◆ Problem description
Write out the listing, please, but only from its first line through the line containing "Chart.register(...registerables);", exactly as given and without pictures.

— start —

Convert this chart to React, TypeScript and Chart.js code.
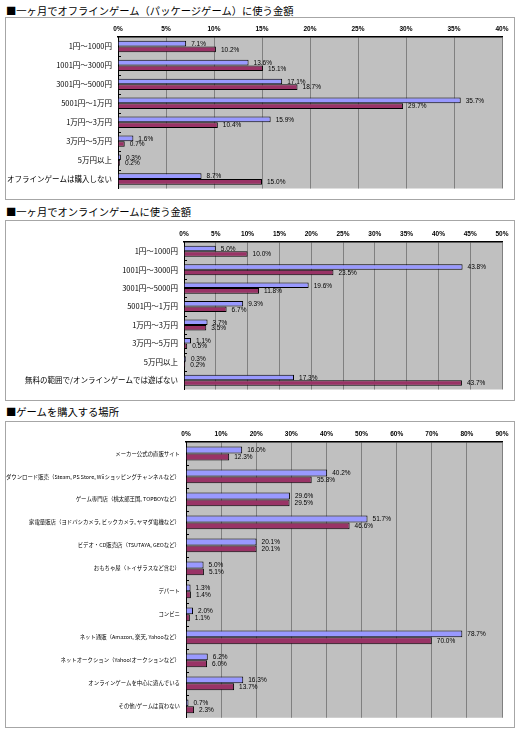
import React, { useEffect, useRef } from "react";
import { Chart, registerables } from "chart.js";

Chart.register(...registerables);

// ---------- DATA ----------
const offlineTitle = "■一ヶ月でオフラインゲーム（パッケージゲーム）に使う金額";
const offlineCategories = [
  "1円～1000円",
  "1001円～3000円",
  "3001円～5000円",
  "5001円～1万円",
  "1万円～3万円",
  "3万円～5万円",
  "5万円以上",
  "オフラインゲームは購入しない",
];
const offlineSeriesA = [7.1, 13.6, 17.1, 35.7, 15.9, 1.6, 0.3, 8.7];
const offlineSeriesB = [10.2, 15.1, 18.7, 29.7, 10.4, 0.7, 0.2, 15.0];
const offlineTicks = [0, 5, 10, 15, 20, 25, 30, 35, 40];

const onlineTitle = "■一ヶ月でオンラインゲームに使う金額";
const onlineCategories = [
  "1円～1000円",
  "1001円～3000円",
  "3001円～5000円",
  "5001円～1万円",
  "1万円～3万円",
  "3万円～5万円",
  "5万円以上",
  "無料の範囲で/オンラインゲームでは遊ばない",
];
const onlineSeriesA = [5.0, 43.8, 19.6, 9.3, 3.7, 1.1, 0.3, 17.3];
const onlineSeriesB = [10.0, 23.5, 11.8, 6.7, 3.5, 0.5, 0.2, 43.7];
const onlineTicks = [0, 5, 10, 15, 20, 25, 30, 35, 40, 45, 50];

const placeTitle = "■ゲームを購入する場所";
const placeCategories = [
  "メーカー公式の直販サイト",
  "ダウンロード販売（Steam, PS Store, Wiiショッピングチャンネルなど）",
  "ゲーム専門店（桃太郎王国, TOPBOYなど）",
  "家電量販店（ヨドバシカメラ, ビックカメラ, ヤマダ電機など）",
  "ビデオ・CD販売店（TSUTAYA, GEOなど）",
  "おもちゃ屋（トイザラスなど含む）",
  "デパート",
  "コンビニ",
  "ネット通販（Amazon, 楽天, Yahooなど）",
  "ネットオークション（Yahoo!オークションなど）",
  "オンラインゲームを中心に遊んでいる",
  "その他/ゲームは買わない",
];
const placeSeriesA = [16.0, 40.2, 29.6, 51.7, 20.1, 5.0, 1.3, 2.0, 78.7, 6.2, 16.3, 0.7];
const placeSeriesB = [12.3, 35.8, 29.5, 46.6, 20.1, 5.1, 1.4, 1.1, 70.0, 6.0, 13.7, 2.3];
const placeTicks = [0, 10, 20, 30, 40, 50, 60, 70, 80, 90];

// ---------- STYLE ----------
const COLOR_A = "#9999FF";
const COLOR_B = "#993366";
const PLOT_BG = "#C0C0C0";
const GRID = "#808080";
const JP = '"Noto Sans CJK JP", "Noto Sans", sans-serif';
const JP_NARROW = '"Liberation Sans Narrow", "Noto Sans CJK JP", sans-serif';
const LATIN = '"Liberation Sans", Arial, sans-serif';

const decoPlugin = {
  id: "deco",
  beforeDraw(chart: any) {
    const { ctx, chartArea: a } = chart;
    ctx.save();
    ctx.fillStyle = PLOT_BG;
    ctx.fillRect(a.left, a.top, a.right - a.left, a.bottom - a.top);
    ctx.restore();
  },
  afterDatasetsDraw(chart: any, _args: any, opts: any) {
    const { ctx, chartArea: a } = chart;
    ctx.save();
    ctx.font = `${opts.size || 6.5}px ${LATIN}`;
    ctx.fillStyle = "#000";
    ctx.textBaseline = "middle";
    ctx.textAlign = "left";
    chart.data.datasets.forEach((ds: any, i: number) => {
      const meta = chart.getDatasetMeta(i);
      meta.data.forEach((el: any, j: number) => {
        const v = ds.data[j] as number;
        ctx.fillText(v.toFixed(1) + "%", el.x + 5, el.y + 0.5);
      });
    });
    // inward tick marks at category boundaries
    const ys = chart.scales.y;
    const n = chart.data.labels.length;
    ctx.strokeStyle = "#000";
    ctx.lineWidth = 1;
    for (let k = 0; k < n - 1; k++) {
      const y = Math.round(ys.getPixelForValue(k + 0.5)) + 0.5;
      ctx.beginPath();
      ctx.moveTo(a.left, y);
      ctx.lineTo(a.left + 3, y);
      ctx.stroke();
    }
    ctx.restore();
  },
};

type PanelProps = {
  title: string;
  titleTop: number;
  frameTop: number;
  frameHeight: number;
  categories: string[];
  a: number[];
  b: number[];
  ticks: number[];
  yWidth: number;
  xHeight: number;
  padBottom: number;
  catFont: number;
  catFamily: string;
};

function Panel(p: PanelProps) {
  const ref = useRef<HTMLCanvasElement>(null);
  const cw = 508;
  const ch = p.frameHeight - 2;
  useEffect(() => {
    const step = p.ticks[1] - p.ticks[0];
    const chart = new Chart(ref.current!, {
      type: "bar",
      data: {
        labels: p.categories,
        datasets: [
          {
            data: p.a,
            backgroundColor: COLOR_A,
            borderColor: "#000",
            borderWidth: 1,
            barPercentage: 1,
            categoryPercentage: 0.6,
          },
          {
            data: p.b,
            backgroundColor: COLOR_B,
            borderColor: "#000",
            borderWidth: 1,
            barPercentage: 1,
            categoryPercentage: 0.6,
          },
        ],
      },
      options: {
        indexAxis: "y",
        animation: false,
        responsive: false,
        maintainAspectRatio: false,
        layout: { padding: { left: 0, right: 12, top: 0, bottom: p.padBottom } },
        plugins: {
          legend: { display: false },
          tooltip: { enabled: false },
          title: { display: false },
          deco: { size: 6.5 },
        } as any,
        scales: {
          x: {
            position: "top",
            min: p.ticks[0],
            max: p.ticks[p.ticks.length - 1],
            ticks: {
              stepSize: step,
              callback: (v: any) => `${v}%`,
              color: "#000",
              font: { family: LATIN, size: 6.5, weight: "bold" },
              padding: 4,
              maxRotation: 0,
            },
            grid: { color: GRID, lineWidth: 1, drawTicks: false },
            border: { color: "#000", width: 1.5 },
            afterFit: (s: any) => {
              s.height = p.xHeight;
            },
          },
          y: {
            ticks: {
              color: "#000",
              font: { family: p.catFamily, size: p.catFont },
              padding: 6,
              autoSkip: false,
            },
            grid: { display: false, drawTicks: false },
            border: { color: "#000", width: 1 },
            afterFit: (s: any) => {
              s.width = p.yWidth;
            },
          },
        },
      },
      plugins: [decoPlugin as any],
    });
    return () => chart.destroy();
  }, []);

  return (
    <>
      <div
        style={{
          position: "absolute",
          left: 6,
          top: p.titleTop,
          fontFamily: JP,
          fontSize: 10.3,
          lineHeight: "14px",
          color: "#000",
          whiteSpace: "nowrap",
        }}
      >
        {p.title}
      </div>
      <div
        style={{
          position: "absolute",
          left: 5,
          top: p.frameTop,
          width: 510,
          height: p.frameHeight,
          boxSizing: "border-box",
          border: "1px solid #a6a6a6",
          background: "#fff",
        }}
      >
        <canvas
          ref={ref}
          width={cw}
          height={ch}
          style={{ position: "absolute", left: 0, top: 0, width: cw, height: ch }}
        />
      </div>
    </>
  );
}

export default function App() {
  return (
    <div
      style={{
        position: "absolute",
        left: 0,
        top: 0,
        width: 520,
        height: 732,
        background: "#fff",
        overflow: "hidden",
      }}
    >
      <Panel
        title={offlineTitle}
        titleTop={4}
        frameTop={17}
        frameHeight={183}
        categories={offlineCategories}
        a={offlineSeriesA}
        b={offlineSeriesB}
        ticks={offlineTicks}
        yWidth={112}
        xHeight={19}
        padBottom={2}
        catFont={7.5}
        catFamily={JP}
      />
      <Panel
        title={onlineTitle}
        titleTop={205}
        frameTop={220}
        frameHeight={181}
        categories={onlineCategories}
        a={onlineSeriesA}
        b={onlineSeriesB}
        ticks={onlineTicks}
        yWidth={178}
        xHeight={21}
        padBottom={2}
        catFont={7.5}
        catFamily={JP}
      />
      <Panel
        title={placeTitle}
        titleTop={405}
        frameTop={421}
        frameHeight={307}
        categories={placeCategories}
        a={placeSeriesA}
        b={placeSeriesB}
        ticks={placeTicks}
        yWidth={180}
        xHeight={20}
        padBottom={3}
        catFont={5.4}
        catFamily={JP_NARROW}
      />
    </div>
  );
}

— end —

◆ Expected answer
Convert this chart to React, TypeScript and Chart.js code.
import React, { useEffect, useRef } from "react";
import { Chart, registerables } from "chart.js";

Chart.register(...registerables);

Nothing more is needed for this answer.